Governance Innovation and the Citizen: The Janus Face of Governance-beyond-the-State

Erik Swyngedouw

School of Geography and the Environment, University of Oxford, Mansfield Road, Oxford, OX1 3TB, UK, erik.swyngedouw{at}geog.ox.ac.uk

This paper focuses on the fifth dimension of social innovation-i.e. political governance. Although largely neglected in the mainstream 'innovation' literature, innovative governance arrangements are increasingly recognised as potentially significant terrains for fostering inclusive development processes. International organisations like the EU and the World Bank, as well as leading grass-roots movements, have pioneered new and more participatory governance arrangements as a pathway towards greater inclusiveness. Indeed, over the past two decades or so, a range of new and often innovative institutional arrangements has emerged, at a variety of geographical scales. These new institutional 'fixes' have begun to challenge traditional state-centred forms of policy-making and have generated new forms of governance-beyond-the-state. Drawing on Foucault's notion of governmentality, the paper argues that the emerging innovative horizontal and networked arrangements of governance-beyond-the-state are decidedly Janus-faced. While enabling new forms of participation and articulating the state-civil society relationships in potentially democratising ways, there is also a flip side to the process. To the extent that new governance arrangements rearticulate the state-civil society relationship, they also redefine and reposition the meaning of (political) citizenship and, consequently, the nature of democracy itself.
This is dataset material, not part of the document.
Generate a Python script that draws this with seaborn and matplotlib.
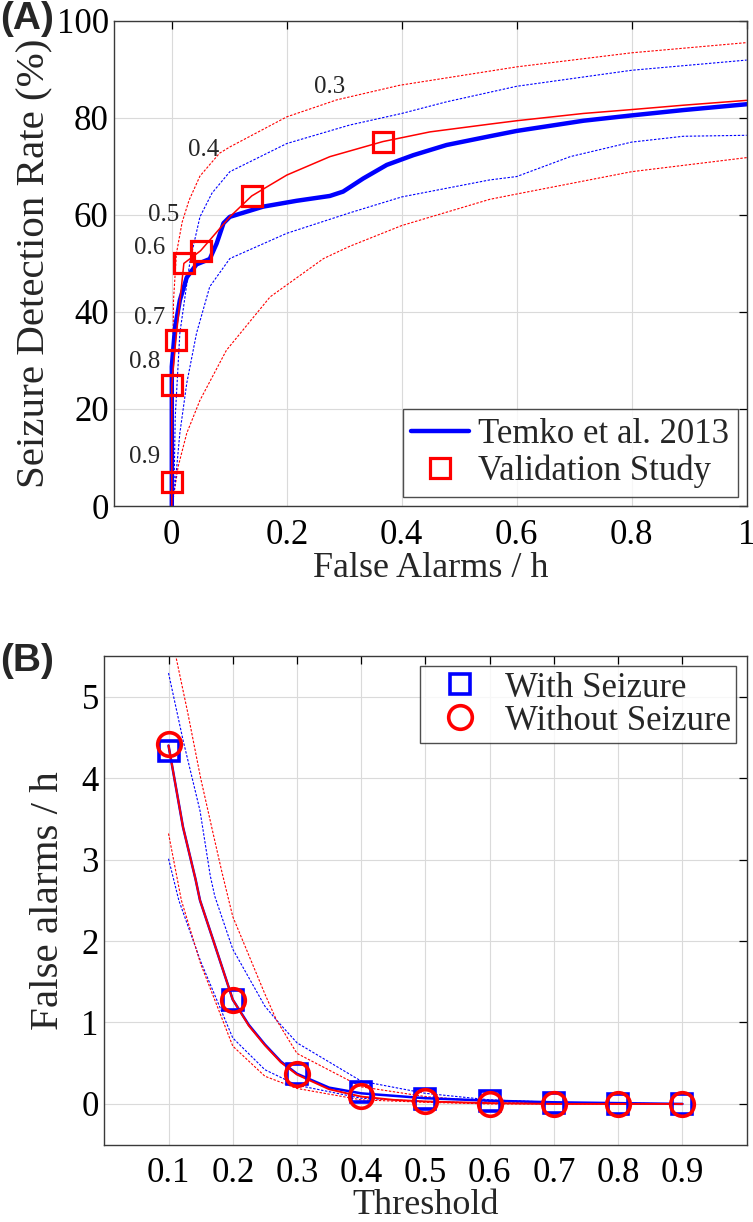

The first part of the paper outlines the contours of governance-beyond-the-state. The second part addresses the thorny issues of the state-civil society relationship in the context of the emergence of the new governmentality associated with governance-beyond-the-state. The third part teases out the contradictory way in which new arrangements of governance have created new institutions and empowered new actors, while disempowering others. It is argued that this shift from 'government' to 'governance' is associated with the consolidation of new technologies of government, on the one hand, and with profound restructuring of the parameters of political democracy on the other, leading to a substantial democratic deficit. The paper concludes by suggesting that socially innovative arrangements of governance-beyond-the-state are fundamentally Janus-faced, particularly under conditions in which the democratic character of the political sphere is increasingly eroded by the encroaching imposition of market forces that set the 'rules of the game'.